What you have to do:
State only the number of lines that include "code".

Stored data entries:
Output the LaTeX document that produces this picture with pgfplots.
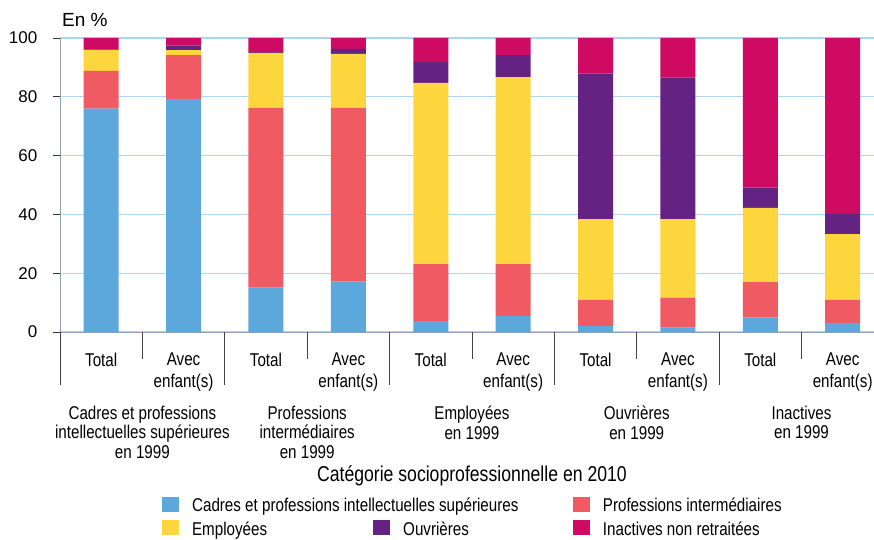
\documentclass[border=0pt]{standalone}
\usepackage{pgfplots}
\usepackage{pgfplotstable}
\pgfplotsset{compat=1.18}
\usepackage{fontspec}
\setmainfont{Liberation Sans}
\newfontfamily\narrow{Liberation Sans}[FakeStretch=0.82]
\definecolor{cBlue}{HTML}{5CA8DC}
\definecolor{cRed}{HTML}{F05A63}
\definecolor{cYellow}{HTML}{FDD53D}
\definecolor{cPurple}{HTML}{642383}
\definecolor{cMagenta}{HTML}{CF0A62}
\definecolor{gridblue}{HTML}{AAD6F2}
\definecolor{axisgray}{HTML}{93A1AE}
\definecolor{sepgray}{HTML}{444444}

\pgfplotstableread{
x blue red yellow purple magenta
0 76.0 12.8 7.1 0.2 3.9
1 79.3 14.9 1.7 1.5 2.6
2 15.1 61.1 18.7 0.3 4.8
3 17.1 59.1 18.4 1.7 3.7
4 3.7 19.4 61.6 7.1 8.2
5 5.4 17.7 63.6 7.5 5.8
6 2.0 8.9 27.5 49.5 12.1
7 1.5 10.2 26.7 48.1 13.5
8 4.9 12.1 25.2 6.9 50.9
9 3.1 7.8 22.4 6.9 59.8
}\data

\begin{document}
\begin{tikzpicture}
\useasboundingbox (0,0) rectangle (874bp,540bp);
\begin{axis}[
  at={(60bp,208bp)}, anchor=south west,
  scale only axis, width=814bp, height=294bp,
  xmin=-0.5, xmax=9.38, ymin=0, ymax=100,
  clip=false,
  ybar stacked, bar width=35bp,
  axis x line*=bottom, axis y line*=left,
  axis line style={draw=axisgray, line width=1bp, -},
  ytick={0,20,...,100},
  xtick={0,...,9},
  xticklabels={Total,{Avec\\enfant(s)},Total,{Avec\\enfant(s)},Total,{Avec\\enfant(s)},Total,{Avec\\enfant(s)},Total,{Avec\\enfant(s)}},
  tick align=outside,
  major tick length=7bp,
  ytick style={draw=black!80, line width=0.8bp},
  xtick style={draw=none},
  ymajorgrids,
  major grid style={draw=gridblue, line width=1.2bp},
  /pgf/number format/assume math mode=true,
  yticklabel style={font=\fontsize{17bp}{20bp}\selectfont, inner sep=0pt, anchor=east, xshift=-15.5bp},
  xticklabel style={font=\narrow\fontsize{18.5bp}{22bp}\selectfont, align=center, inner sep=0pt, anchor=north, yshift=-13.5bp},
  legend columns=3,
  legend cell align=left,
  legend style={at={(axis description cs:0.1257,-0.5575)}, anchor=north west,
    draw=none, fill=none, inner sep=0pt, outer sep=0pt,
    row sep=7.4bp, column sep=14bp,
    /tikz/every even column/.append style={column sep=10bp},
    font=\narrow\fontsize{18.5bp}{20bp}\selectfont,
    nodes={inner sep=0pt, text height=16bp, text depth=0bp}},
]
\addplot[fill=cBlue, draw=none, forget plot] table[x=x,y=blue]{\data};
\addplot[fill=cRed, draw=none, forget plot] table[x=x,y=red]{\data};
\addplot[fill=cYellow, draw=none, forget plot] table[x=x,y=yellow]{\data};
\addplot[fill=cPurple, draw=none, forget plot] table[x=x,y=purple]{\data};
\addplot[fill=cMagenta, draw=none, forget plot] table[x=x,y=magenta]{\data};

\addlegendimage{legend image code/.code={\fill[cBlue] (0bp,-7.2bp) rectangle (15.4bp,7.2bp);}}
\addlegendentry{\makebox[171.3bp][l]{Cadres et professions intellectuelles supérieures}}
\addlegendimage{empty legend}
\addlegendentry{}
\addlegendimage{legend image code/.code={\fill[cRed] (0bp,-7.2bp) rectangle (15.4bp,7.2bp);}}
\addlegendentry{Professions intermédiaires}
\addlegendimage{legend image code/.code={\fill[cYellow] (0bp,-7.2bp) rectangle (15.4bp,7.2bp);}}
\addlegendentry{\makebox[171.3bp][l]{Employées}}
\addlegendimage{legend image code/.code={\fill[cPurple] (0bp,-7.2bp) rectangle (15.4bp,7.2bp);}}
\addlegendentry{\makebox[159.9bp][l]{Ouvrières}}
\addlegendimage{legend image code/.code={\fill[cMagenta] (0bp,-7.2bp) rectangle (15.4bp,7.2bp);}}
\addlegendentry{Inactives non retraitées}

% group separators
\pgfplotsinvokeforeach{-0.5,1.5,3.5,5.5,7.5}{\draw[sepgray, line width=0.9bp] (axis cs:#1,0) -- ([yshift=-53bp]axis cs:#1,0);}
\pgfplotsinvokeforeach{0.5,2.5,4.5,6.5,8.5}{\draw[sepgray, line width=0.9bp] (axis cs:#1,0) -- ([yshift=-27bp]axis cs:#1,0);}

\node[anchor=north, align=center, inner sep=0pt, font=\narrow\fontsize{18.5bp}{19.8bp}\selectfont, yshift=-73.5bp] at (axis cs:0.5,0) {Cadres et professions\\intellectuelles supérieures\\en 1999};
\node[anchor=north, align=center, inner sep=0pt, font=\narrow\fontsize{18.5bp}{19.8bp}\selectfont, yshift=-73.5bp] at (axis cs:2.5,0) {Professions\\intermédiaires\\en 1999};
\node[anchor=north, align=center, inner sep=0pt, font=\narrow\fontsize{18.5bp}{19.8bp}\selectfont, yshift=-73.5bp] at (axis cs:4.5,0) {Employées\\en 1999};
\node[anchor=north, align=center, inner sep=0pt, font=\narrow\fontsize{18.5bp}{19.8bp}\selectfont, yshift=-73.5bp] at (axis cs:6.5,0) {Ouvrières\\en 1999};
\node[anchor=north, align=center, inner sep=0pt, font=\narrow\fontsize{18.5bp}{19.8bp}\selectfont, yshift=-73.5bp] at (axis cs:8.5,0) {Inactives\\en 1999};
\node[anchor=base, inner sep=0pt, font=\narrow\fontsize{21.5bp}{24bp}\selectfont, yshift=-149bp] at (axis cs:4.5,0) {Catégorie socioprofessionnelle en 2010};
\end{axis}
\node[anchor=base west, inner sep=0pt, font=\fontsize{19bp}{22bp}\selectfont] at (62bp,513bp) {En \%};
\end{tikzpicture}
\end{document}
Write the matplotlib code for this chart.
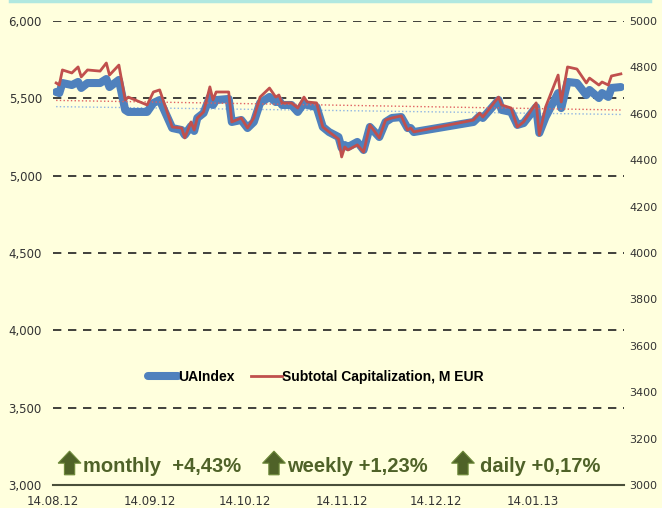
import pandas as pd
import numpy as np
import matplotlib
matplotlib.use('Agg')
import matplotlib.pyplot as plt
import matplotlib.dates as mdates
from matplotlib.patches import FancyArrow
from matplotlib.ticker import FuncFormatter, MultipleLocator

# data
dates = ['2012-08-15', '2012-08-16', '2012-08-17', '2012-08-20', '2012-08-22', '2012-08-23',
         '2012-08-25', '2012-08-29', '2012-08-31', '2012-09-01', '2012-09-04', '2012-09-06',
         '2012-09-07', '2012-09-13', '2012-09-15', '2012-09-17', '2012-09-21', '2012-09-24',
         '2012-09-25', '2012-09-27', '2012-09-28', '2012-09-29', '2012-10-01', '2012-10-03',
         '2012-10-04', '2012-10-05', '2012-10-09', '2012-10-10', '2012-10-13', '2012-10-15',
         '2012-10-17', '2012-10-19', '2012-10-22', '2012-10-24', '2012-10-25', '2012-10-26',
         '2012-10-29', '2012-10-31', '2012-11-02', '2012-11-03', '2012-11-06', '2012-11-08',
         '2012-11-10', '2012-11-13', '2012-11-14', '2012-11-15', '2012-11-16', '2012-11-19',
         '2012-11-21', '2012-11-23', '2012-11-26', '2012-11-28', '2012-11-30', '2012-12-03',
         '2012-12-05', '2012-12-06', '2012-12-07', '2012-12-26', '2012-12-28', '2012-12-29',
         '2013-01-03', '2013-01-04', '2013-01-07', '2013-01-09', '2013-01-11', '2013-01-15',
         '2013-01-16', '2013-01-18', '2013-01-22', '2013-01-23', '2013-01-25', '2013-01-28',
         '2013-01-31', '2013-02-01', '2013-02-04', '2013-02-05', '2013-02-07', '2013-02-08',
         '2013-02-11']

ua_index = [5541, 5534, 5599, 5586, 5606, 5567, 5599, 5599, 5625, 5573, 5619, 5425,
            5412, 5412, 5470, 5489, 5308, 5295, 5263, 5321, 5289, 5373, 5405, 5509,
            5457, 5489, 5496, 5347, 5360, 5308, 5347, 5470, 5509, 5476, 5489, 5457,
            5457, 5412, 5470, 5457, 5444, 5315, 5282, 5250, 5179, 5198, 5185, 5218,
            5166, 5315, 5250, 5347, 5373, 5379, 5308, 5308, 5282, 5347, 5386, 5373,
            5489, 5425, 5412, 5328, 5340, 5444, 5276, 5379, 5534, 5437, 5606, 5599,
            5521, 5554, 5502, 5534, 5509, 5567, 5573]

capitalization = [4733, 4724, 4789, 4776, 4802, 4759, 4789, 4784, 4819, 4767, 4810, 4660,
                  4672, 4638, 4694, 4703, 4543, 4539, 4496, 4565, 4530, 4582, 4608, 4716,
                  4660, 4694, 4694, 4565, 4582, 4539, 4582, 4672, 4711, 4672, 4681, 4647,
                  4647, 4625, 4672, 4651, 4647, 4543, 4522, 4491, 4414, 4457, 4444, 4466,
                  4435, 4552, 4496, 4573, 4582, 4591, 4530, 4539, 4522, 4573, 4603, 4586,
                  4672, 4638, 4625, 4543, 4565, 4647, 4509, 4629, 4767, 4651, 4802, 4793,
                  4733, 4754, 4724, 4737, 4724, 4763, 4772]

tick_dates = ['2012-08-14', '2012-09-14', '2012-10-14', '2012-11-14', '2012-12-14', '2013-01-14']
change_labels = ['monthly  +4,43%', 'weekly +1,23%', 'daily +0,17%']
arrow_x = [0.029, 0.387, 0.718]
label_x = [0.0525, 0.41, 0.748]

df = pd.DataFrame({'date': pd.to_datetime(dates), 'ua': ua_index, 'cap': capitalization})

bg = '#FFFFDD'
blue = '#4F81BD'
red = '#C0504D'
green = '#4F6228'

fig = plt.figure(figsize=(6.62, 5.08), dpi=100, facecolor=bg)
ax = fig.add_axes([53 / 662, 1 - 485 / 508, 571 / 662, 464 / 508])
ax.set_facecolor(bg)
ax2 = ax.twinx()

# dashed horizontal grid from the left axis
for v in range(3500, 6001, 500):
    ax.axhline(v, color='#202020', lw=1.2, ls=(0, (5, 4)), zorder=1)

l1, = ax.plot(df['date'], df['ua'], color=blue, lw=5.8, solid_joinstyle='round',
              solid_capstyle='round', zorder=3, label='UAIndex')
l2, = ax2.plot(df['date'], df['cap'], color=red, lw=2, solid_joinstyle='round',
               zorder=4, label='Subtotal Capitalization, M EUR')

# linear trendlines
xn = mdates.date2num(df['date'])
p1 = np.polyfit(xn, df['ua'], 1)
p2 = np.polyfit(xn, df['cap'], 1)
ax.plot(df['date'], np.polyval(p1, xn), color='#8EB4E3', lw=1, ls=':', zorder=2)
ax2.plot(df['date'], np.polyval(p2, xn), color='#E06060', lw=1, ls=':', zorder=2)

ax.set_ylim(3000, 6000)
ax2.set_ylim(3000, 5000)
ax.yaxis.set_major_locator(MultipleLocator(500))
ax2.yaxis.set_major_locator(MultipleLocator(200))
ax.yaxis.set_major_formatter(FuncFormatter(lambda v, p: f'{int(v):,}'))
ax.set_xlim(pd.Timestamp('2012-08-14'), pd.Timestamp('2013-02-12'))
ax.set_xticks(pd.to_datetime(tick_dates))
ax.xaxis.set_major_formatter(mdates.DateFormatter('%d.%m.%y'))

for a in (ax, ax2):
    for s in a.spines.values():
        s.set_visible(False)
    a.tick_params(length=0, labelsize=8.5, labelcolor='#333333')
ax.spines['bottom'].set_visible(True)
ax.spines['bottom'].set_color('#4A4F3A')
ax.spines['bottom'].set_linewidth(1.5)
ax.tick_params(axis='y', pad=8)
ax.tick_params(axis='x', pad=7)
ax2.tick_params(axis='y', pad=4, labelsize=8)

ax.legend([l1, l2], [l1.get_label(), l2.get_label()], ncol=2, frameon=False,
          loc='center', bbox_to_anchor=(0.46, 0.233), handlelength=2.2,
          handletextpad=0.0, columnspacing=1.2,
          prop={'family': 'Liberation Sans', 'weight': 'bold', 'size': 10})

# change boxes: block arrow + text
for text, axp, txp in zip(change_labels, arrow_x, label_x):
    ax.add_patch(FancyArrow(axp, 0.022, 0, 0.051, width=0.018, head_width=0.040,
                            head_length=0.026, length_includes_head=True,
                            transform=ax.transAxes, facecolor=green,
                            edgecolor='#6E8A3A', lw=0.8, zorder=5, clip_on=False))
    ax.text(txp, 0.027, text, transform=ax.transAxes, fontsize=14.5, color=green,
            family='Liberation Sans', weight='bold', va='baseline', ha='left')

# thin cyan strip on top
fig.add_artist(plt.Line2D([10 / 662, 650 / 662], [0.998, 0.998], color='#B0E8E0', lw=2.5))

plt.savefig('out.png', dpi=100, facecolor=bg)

Complete response:
6